### Data segment
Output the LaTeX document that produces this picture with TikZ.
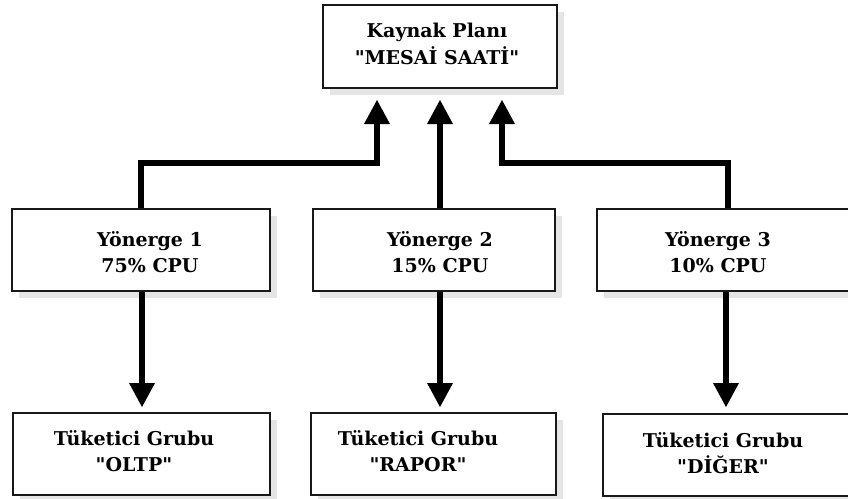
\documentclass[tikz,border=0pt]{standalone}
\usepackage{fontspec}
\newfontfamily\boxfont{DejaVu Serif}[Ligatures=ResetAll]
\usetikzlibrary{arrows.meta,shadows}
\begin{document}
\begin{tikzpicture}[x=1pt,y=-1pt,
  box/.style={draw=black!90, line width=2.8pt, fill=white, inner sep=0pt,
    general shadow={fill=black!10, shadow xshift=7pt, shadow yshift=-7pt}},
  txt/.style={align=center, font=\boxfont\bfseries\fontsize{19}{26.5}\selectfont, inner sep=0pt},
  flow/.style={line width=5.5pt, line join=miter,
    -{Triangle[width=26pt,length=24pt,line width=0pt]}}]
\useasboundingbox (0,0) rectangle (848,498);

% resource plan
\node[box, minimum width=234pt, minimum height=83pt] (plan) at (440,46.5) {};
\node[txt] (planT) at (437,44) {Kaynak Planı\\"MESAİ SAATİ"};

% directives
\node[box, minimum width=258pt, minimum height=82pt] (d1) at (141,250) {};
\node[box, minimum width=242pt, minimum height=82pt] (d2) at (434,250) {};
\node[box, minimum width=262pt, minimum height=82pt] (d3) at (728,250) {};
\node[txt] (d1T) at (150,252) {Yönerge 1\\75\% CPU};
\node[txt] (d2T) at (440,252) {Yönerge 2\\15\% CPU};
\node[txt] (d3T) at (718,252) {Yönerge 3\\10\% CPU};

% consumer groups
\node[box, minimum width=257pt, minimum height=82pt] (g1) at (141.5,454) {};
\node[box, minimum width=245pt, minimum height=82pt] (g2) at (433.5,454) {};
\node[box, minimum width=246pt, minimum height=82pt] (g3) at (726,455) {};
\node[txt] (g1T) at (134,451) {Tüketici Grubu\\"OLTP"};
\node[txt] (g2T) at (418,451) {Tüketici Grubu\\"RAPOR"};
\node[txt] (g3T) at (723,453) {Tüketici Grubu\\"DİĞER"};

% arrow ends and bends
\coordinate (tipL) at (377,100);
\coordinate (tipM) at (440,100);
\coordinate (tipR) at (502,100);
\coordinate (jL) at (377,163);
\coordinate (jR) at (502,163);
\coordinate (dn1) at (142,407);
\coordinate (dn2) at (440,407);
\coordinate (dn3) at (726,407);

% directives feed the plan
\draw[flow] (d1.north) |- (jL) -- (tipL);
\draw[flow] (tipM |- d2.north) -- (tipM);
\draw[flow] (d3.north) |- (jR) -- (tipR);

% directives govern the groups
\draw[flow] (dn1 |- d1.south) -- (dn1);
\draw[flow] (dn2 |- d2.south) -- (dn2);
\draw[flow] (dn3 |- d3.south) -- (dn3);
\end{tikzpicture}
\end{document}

### Exercise task
Return nothing but the lines running from the start of the data to the line with "(d3T) at (718,252)", please, both ends included and no pictures.

### Response
Output the LaTeX document that produces this picture with TikZ.
\documentclass[tikz,border=0pt]{standalone}
\usepackage{fontspec}
\newfontfamily\boxfont{DejaVu Serif}[Ligatures=ResetAll]
\usetikzlibrary{arrows.meta,shadows}
\begin{document}
\begin{tikzpicture}[x=1pt,y=-1pt,
  box/.style={draw=black!90, line width=2.8pt, fill=white, inner sep=0pt,
    general shadow={fill=black!10, shadow xshift=7pt, shadow yshift=-7pt}},
  txt/.style={align=center, font=\boxfont\bfseries\fontsize{19}{26.5}\selectfont, inner sep=0pt},
  flow/.style={line width=5.5pt, line join=miter,
    -{Triangle[width=26pt,length=24pt,line width=0pt]}}]
\useasboundingbox (0,0) rectangle (848,498);

% resource plan
\node[box, minimum width=234pt, minimum height=83pt] (plan) at (440,46.5) {};
\node[txt] (planT) at (437,44) {Kaynak Planı\\"MESAİ SAATİ"};

% directives
\node[box, minimum width=258pt, minimum height=82pt] (d1) at (141,250) {};
\node[box, minimum width=242pt, minimum height=82pt] (d2) at (434,250) {};
\node[box, minimum width=262pt, minimum height=82pt] (d3) at (728,250) {};
\node[txt] (d1T) at (150,252) {Yönerge 1\\75\% CPU};
\node[txt] (d2T) at (440,252) {Yönerge 2\\15\% CPU};
\node[txt] (d3T) at (718,252) {Yönerge 3\\10\% CPU};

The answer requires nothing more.